One of our current projects is about training a model that performs crack detection on concrete slabs. The main goal is to optimize the process in production. Cracks on the surface are a major defect in concrete structures. Timely crack detection helps construction companies and concrete product manufacturers to prevent potential losses.
There are various approaches to solving this problem, some of them involve manual inspection and others are based on automatic detection methods. Nowadays, the increased efficiency of modern neural network models and Computer Vision technologies makes an automatic approach out of competition compared to the manual one, allowing to optimize the process without losing any accuracy.
Crack detection is the semantic segmentation problem. Semantic segmentation refers to the process of linking each pixel in an image to a class label. In this case, we need to find all pixels of cracks on the photo of a concrete structure.

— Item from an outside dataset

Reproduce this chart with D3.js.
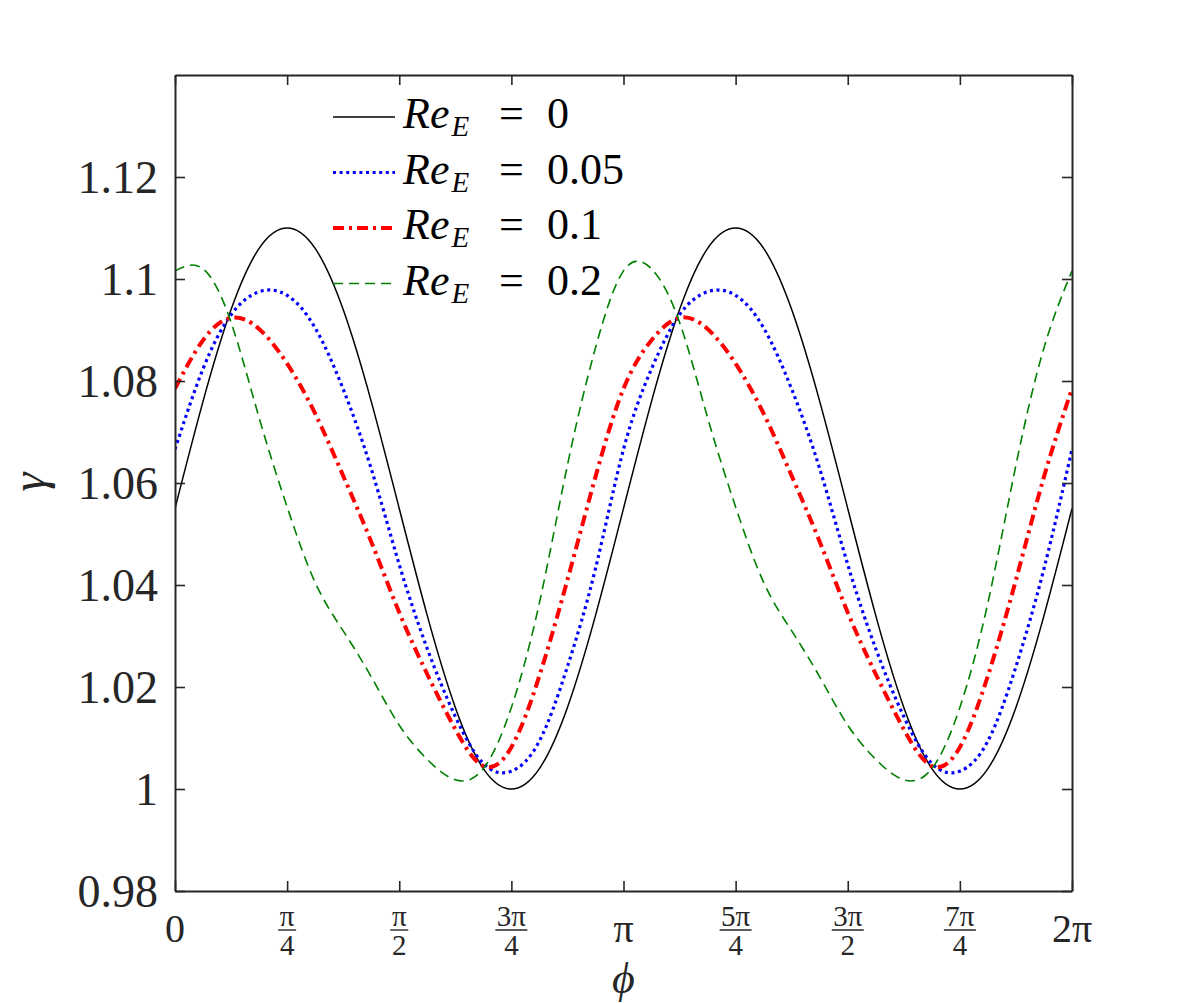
<!DOCTYPE html>
<html><head><meta charset="utf-8">
<script src="https://cdn.jsdelivr.net/npm/d3@7"></script>
<style>body{margin:0;background:#fff}</style>
</head><body>
<svg id="chart" width="1186" height="1003"></svg>
<script>
// phi positions in units of pi/16 (0 .. 2*pi)
const phiSixteenths = [0,1,2,3,4,5,6,7,8,9,10,11,12,13,14,15,16,17,18,19,20,21,22,23,24,25,26,27,28,29,30,31,32];

const gammaRe0 = [1.055,1.076,1.094,1.106,1.110,1.106,1.094,1.076,1.055,1.034,1.016,1.004,1.000,1.004,1.016,1.034,
                  1.055,1.076,1.094,1.106,1.110,1.106,1.094,1.076,1.055,1.034,1.016,1.004,1.000,1.004,1.016,1.034,1.055];
const gammaRe005 = [1.0666,1.0824,1.0930,1.0975,1.0968,1.0904,1.0784,1.0628,1.0440,1.0275,1.0142,1.0050,1.0035,1.0094,1.0240,1.0432,
                    1.0666,1.0824,1.0930,1.0975,1.0968,1.0904,1.0784,1.0628,1.0440,1.0275,1.0142,1.0050,1.0035,1.0094,1.0240,1.0432,1.0666];
const gammaRe01 = [1.0785,1.0880,1.0924,1.0902,1.0834,1.0736,1.0614,1.0485,1.0346,1.0225,1.0117,1.0045,1.0082,1.0222,1.0410,1.0612,
                   1.0785,1.0880,1.0924,1.0902,1.0834,1.0736,1.0614,1.0485,1.0346,1.0225,1.0117,1.0045,1.0082,1.0222,1.0410,1.0612,1.0785];
const gammaRe02 = [1.1016,1.1020,1.0915,1.0728,1.0553,1.0405,1.0310,1.0220,1.0125,1.0058,1.0018,1.0040,1.0160,1.0365,1.0635,1.0865,
                   1.1016,1.1020,1.0915,1.0728,1.0553,1.0405,1.0310,1.0220,1.0125,1.0058,1.0018,1.0040,1.0160,1.0365,1.0635,1.0865,1.1016];

const seriesLabels = ["0", "0.05", "0.1", "0.2"];

const yTickValues = [0.98, 1.0, 1.02, 1.04, 1.06, 1.08, 1.10, 1.12];
const yTickLabels = ["0.98", "1", "1.02", "1.04", "1.06", "1.08", "1.1", "1.12"];
const xTickQuarters = [0,1,2,3,4,5,6,7,8]; // in units of pi/4
const xTickNum = ["0", "π", "π", "3π", "π", "5π", "3π", "7π", "2π"];
const xTickDen = [null, "4", "2", "4", null, "4", "2", "4", null];

const svg = d3.select("#chart");
const L = 175, R = 1072, T = 75, B = 891;
const x = d3.scaleLinear().domain([0, 2*Math.PI]).range([L, R]);
const y = d3.scaleLinear().domain([0.98, 1.14]).range([B, T]);
const axisColor = "#262626";
const serif = "'Liberation Serif', 'DejaVu Serif', serif";

svg.append("defs").append("clipPath").attr("id","clip")
  .append("rect").attr("x",L).attr("y",T).attr("width",R-L).attr("height",B-T);

svg.append("rect").attr("x",L).attr("y",T).attr("width",R-L).attr("height",B-T).attr("fill","#fff");

const styles = [
  {data: gammaRe0,   color:"#000000", width:1.5, dash:null},
  {data: gammaRe005, color:"#0000ff", width:3.2, dash:"3,3.6"},
  {data: gammaRe01,  color:"#ff0000", width:4,   dash:"11,5,3,5"},
  {data: gammaRe02,  color:"#008000", width:1.6, dash:"10,6"}
];

const line = d3.line().x(d => x(d[0])).y(d => y(d[1])).curve(d3.curveNatural);
const g = svg.append("g").attr("clip-path","url(#clip)");
styles.forEach(s => {
  const pts = phiSixteenths.map((p,i) => [p*Math.PI/16, s.data[i]]);
  g.append("path").datum(pts).attr("d", line)
    .attr("fill","none").attr("stroke", s.color).attr("stroke-width", s.width)
    .attr("stroke-dasharray", s.dash).attr("stroke-linejoin","round");
});

// axes
const xVals = xTickQuarters.map(q => q*Math.PI/4);
function styleAxis(sel){
  sel.selectAll("path.domain").attr("stroke", axisColor).attr("stroke-width", 2);
  sel.selectAll(".tick line").attr("stroke", axisColor).attr("stroke-width", 1.6);
}
svg.append("g").attr("transform",`translate(0,${B})`)
  .call(d3.axisBottom(x).tickValues(xVals).tickSizeInner(-10).tickSizeOuter(0).tickFormat(""))
  .call(styleAxis);
svg.append("g").attr("transform",`translate(0,${T})`)
  .call(d3.axisTop(x).tickValues(xVals).tickSizeInner(-10).tickSizeOuter(0).tickFormat(""))
  .call(styleAxis);
const yAxisL = svg.append("g").attr("transform",`translate(${L},0)`)
  .call(d3.axisLeft(y).tickValues(yTickValues).tickSizeInner(-10).tickSizeOuter(0).tickPadding(17)
        .tickFormat((d,i) => yTickLabels[i]))
  .call(styleAxis);
yAxisL.selectAll(".tick text").attr("font-family", serif).attr("font-size", 46)
  .attr("fill", axisColor).attr("dy","0.34em");
svg.append("g").attr("transform",`translate(${R},0)`)
  .call(d3.axisRight(y).tickValues(yTickValues).tickSizeInner(-10).tickSizeOuter(0).tickFormat(""))
  .call(styleAxis);

// x tick labels (fractions)
const xl = svg.append("g").attr("font-family", serif).attr("fill", axisColor);
xVals.forEach((v,i) => {
  const cx = x(v);
  if (xTickDen[i] === null) {
    xl.append("text").attr("x", cx).attr("y", 942).attr("text-anchor","middle")
      .attr("font-size", 40).text(xTickNum[i]);
  } else {
    xl.append("text").attr("x", cx).attr("y", 926).attr("text-anchor","middle")
      .attr("font-size", 29).text(xTickNum[i]);
    const w = xTickNum[i].length > 1 ? 32 : 18;
    xl.append("line").attr("x1", cx - w/2).attr("x2", cx + w/2).attr("y1", 930).attr("y2", 930)
      .attr("stroke", axisColor).attr("stroke-width", 1.4);
    xl.append("text").attr("x", cx).attr("y", 955).attr("text-anchor","middle")
      .attr("font-size", 29).text(xTickDen[i]);
  }
});

// axis labels
svg.append("text").attr("x", (L+R)/2).attr("y", 993).attr("text-anchor","middle")
  .attr("font-family", serif).attr("font-style","italic").attr("font-size", 44)
  .attr("fill", axisColor).text("ϕ");
svg.append("text").attr("transform","translate(45,482) rotate(-90)").attr("text-anchor","middle")
  .attr("font-family", serif).attr("font-style","italic").attr("font-size", 48)
  .attr("fill", axisColor).text("γ");

// legend
const leg = svg.append("g");
styles.forEach((s,i) => {
  const base = 128 + i*55.5;
  leg.append("line").attr("x1", 333).attr("x2", 395).attr("y1", base-11).attr("y2", base-11)
    .attr("stroke", s.color).attr("stroke-width", s.width).attr("stroke-dasharray", s.dash);
  const t = leg.append("text").attr("y", base).attr("font-family", serif).attr("fill","#000");
  t.append("tspan").attr("x", 403).attr("font-size", 44).attr("font-style","italic").text("Re");
  t.append("tspan").attr("dx", 2).attr("dy", 8).attr("font-size", 29).attr("font-style","italic").text("E");
  t.append("tspan").attr("x", 499).attr("dy", -8).attr("font-size", 44).text("=");
  t.append("tspan").attr("x", 547).attr("font-size", 44).text(seriesLabels[i]);
});
</script>
</body></html>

Figure 1 — Source image and its mask
Figure 2 — An average image from 3 predicted masks
Figure 3 — A binarized average image
Figure 4 — Contours of the predicted mask
The metric to evaluate our model was the Sørensen–Dice coefficient. After training, the value of this metric is 95% on the train set and 93% on the validation set.
Figures 2-4 show an example of prediction for the input image (figure 1).
The solution helped our client to automate the process of concrete cracks detection in production and almost eliminate the need for human participation in it. This means that our solution can save a company from at least 20 human hours a week (or around $20,000/year) for each production line.
In the future, it is planned to configure the model for rust recognition and build a predictive model for flaws search.